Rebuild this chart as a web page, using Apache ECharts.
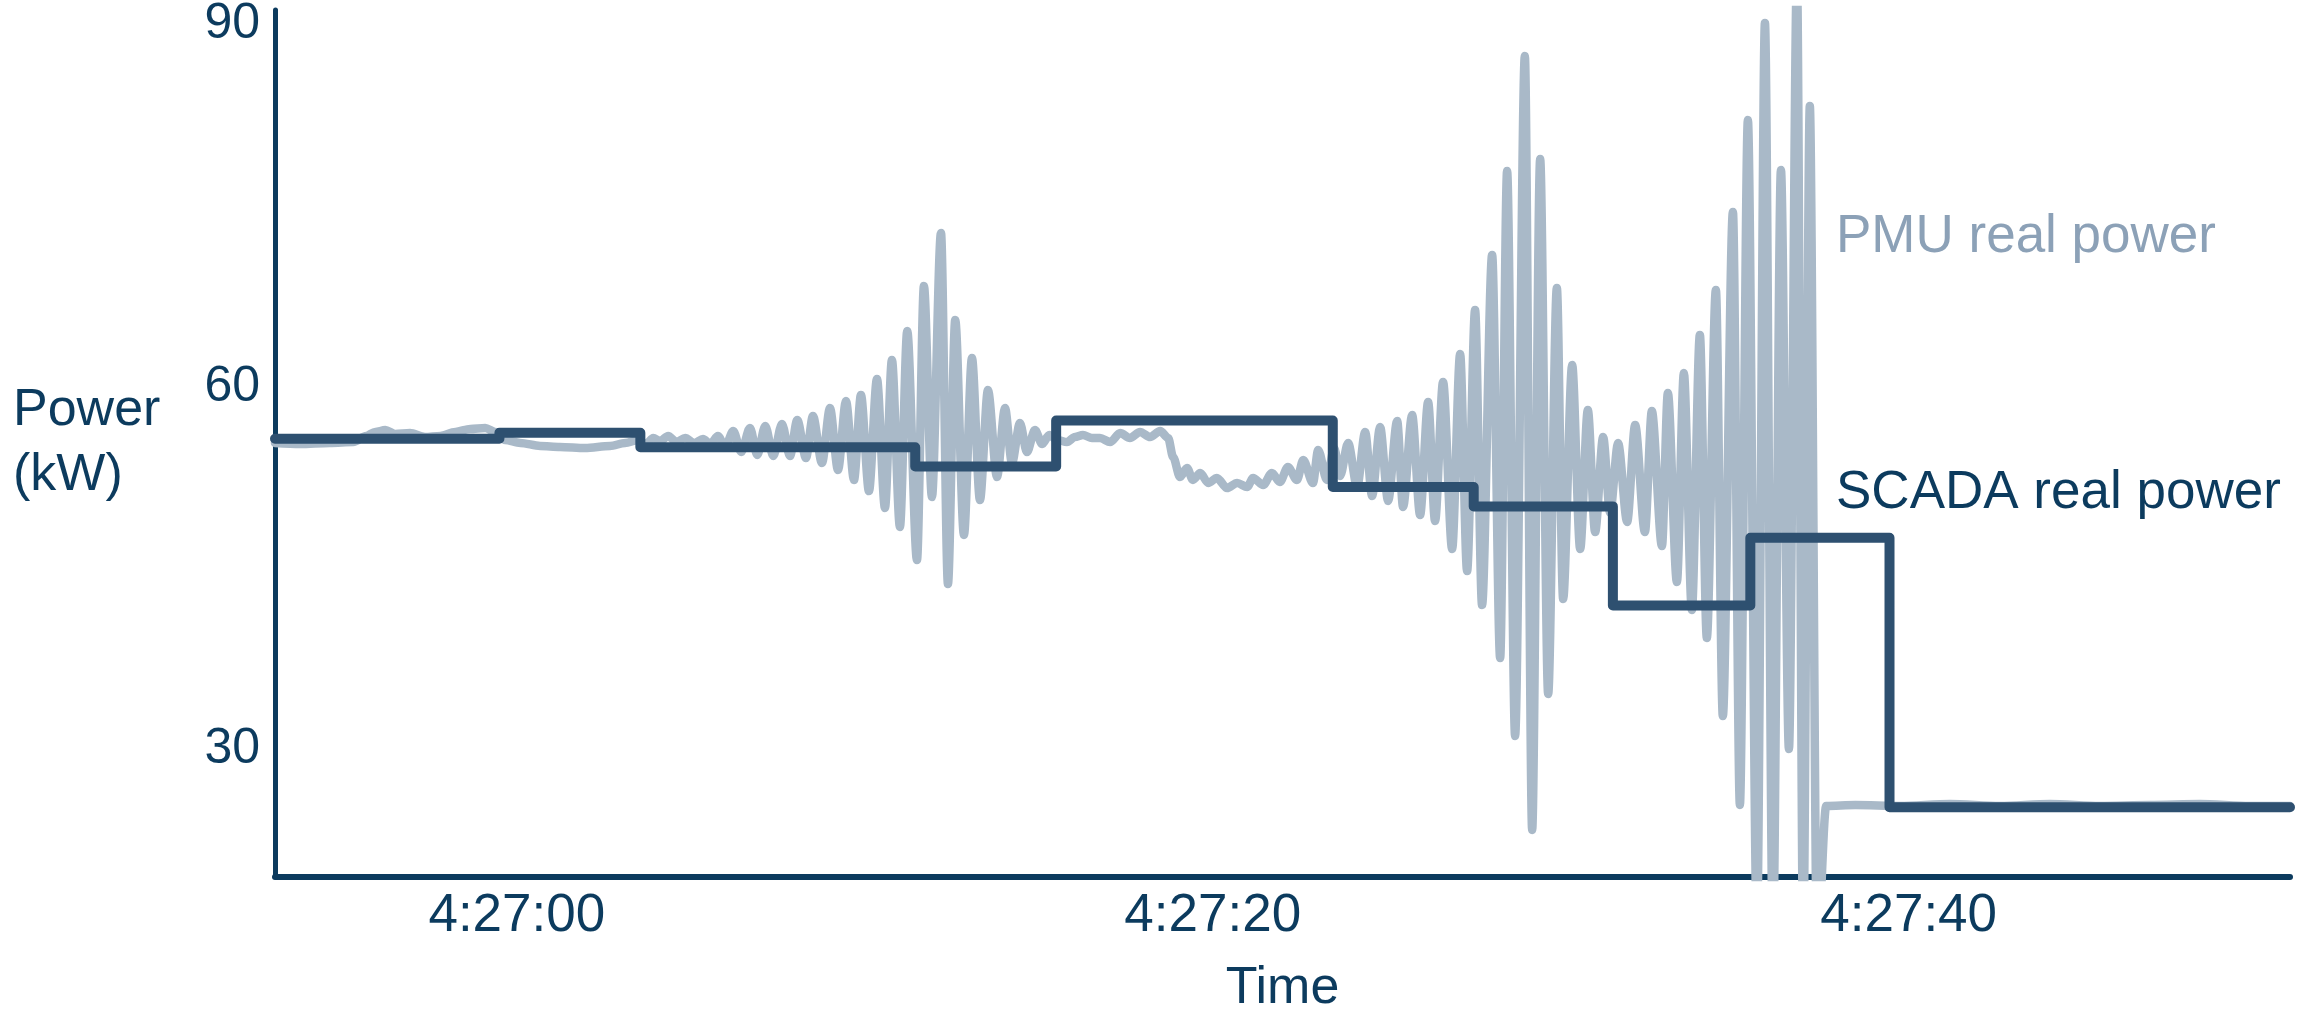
<!DOCTYPE html>
<html>
<head>
<meta charset="utf-8">
<title>PMU vs SCADA real power</title>
<script src="https://cdn.jsdelivr.net/npm/echarts@6/dist/echarts.min.js"></script>
<style>
  html, body { margin: 0; padding: 0; background: #ffffff; }
  #chart { width: 2323px; height: 1014px; }
</style>
</head>
<body>
<div id="chart"></div>
<script>
// Seconds after 4:27:00 and real power in kW.

// PMU real power (high-rate phasor measurement)
const pmuTime = [
  -6.95, -6.23, -5.37, -4.70, -4.33, -4.07, -3.78, -3.50, -3.07, -2.64, -2.20, -1.77,
  -1.34, -0.91, -0.62, -0.34, 0.10, 0.67, 1.24, 1.96, 2.68, 3.11, 3.49, 3.72,
  3.92, 4.12, 4.35, 4.58, 4.84, 5.10, 5.35, 5.56, 5.78, 5.99, 6.22, 6.45,
  6.70, 6.91, 7.14, 7.37, 7.62, 7.85, 8.06, 8.31, 8.51, 8.77, 9.00, 9.23,
  9.46, 9.69, 9.89, 10.12, 10.35, 10.58, 10.78, 11.01, 11.22, 11.50, 11.70, 11.93,
  12.19, 12.39, 12.60, 12.85, 13.08, 13.31, 13.54, 13.80, 14.03, 14.23, 14.46, 14.66,
  14.89, 15.10, 15.30,
  15.53, 15.81, 16.04, 16.27, 16.53, 16.76, 17.05, 17.34, 17.62, 17.91, 18.20, 18.49,
  18.72, 18.86, 19.06, 19.26, 19.43, 19.64, 19.87, 20.12, 20.41, 20.70, 20.99, 21.16,
  21.45, 21.70, 21.93, 22.16, 22.42, 22.60, 22.88, 23.03, 23.28,
  23.49, 23.66, 23.89, 24.15, 24.38, 24.58, 24.81, 25.04, 25.30, 25.47, 25.73, 25.96,
  26.19, 26.39, 26.62, 26.88, 27.11, 27.31, 27.54, 27.74, 28.03, 28.26, 28.46, 28.69,
  28.97, 29.18, 29.41, 29.64, 29.89, 30.07, 30.33, 30.56, 30.78, 30.99, 31.22, 31.42,
  31.65, 31.91,
  32.14, 32.42, 32.62, 32.91, 33.08, 33.34, 33.54, 33.77, 34.00, 34.20, 34.46, 34.66,
  34.95, 35.15, 35.38, 35.64, 35.87, 36.10, 36.33, 36.56, 36.79, 36.97, 37.16, 37.37,
  37.63,
  38.47, 39.75, 41.19, 42.62, 44.06, 45.50, 46.93, 48.37, 49.81, 50.96
];
const pmuPower = [
  55.35, 55.26, 55.35, 55.43, 55.93, 56.26, 56.42, 56.09, 56.17, 55.84, 55.93, 56.26,
  56.51, 56.59, 56.26, 55.60, 55.35, 55.10, 55.02, 54.93, 55.10, 55.35, 55.60, 55.26,
  55.76, 55.51, 55.93, 55.43, 55.76, 55.35, 55.68, 55.26, 55.93, 55.02, 56.34, 54.60,
  56.59, 54.35, 56.75, 54.27, 56.92, 54.27, 57.25, 54.11, 57.58, 53.69, 58.24, 53.11,
  58.82, 52.29, 59.32, 51.37, 60.64, 49.97, 62.22, 48.40, 64.62, 45.66, 68.34, 50.88,
  72.73, 43.68, 65.53, 47.73, 62.38, 50.63, 59.73, 52.53, 58.24, 53.69, 57.00, 54.60,
  56.42, 55.26, 56.01,
  55.60, 55.43, 55.84, 56.01, 55.76, 55.76, 55.43, 56.17, 55.76, 56.26, 55.84, 56.34,
  55.76, 54.19, 52.53, 53.28, 52.29, 52.86, 52.04, 52.45, 51.62, 52.04, 51.71, 52.45,
  51.87, 52.86, 52.12, 53.36, 52.29, 53.94, 52.04, 54.77, 52.29,
  54.93, 52.62, 55.35, 51.71, 56.26, 50.96, 56.67, 50.55, 57.17, 50.05, 57.66, 49.39,
  58.74, 48.89, 60.40, 46.57, 62.71, 44.75, 66.35, 41.94, 70.91, 37.55, 77.86, 31.10,
  87.38, 23.32, 78.85, 34.57, 68.18, 42.44, 61.80, 46.57, 58.08, 47.98, 55.84, 49.55,
  55.35, 48.81,
  56.84, 47.98, 57.99, 46.82, 59.49, 43.84, 61.14, 41.53, 64.29, 39.21, 68.01, 32.75,
  74.47, 25.39, 82.08, 15.00, 90.11, 14.00, 77.94, 30.02, 94.00, 14.00, 83.24, 13.00,
  25.31,
  25.39, 25.31, 25.47, 25.31, 25.47, 25.31, 25.39, 25.47, 25.31, 25.31
];

// SCADA real power: each entry is an update time and the value held from then on
const scadaTime  = [-6.95, -0.50, 3.55, 11.45, 15.50, 23.45, 27.50, 31.50, 35.45, 39.45, 50.96];
const scadaPower = [55.70, 56.20, 55.00, 53.40, 57.20, 51.70, 50.10, 41.90, 47.50, 25.20, 25.20];

// Axis ticks
const timeTicks  = [0, 20, 40];
const powerTicks = [30, 60, 90];
const clockOrigin = 4 * 3600 + 27 * 60; // 4:27:00

const FONT = '"Liberation Sans", Arial, Helvetica, sans-serif';
const NAVY = '#0c3b5e';
const SCADA_COLOR = '#2e5070';
const PMU_COLOR = '#a9b9c8';
const PMU_TEXT = '#8ca1b7';

function clockLabel(sec) {
  const s = Math.round(clockOrigin + sec);
  const h = Math.floor(s / 3600);
  const m = Math.floor((s % 3600) / 60);
  const ss = s % 60;
  return h + ':' + String(m).padStart(2, '0') + ':' + String(ss).padStart(2, '0');
}

const zip = (xs, ys) => xs.map((x, i) => [x, ys[i]]);

const chart = echarts.init(document.getElementById('chart'), null, { renderer: 'canvas' });

chart.setOption({
  animation: false,
  backgroundColor: '#ffffff',
  grid: { left: 275, right: 33, top: 10, bottom: 137, outerBoundsMode: 'none' },
  legend: {
    orient: 'vertical',
    left: 1826,
    top: 202,
    itemGap: 196,
    itemWidth: 0,
    itemHeight: 0,
    icon: 'rect',
    selectedMode: false,
    itemStyle: { opacity: 0 },
    lineStyle: { opacity: 0 },
    textStyle: { fontSize: 53, fontFamily: FONT, lineHeight: 60 },
    data: [
      { name: 'PMU real power', textStyle: { color: PMU_TEXT } },
      { name: 'SCADA real power', textStyle: { color: NAVY } }
    ]
  },
  xAxis: {
    type: 'value',
    min: -6.95,
    max: 50.96,
    axisLine: { show: true, onZero: false, lineStyle: { color: NAVY, width: 6, cap: 'round' } },
    axisTick: { show: false },
    splitLine: { show: false },
    axisLabel: {
      customValues: timeTicks,
      formatter: clockLabel,
      color: NAVY,
      fontSize: 53,
      fontFamily: FONT,
      margin: 13
    },
    name: 'Time',
    nameLocation: 'middle',
    nameGap: 86,
    nameTextStyle: { color: NAVY, fontSize: 52, fontFamily: FONT }
  },
  yAxis: {
    type: 'value',
    min: 19.43,
    max: 91.18,
    axisLine: { show: true, onZero: false, lineStyle: { color: NAVY, width: 5 } },
    axisTick: { show: false },
    splitLine: { show: false },
    axisLabel: {
      customValues: powerTicks,
      color: NAVY,
      fontSize: 50,
      fontFamily: FONT,
      margin: 15
    },
    name: 'Power\n(kW)',
    nameLocation: 'middle',
    nameRotate: 0,
    nameGap: 262,
    nameTextStyle: {
      color: NAVY, fontSize: 52, fontFamily: FONT,
      align: 'left', verticalAlign: 'middle', lineHeight: 65
    }
  },
  series: [
    {
      name: 'PMU real power',
      type: 'line',
      data: zip(pmuTime, pmuPower),
      showSymbol: false,
      symbol: 'none',
      smooth: 0.3,
      smoothMonotone: 'x',
      clip: true,
      z: 2,
      lineStyle: { color: PMU_COLOR, width: 8.5, cap: 'round', join: 'round' },
      itemStyle: { color: PMU_COLOR }
    },
    {
      name: 'SCADA real power',
      type: 'line',
      step: 'end',
      data: zip(scadaTime, scadaPower),
      showSymbol: false,
      symbol: 'none',
      clip: true,
      z: 3,
      lineStyle: { color: SCADA_COLOR, width: 10, cap: 'round', join: 'round' },
      itemStyle: { color: SCADA_COLOR }
    }
  ]
});
</script>
</body>
</html>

________________________________________

# CHALLENGE
Write out, word for word, the lines from the start of the data through the one holding "power in kW.". Omit pictures.

# RESPONSE BELOW
Rebuild this chart as a web page, using Apache ECharts.
<!DOCTYPE html>
<html>
<head>
<meta charset="utf-8">
<title>PMU vs SCADA real power</title>
<script src="https://cdn.jsdelivr.net/npm/echarts@6/dist/echarts.min.js"></script>
<style>
  html, body { margin: 0; padding: 0; background: #ffffff; }
  #chart { width: 2323px; height: 1014px; }
</style>
</head>
<body>
<div id="chart"></div>
<script>
// Seconds after 4:27:00 and real power in kW.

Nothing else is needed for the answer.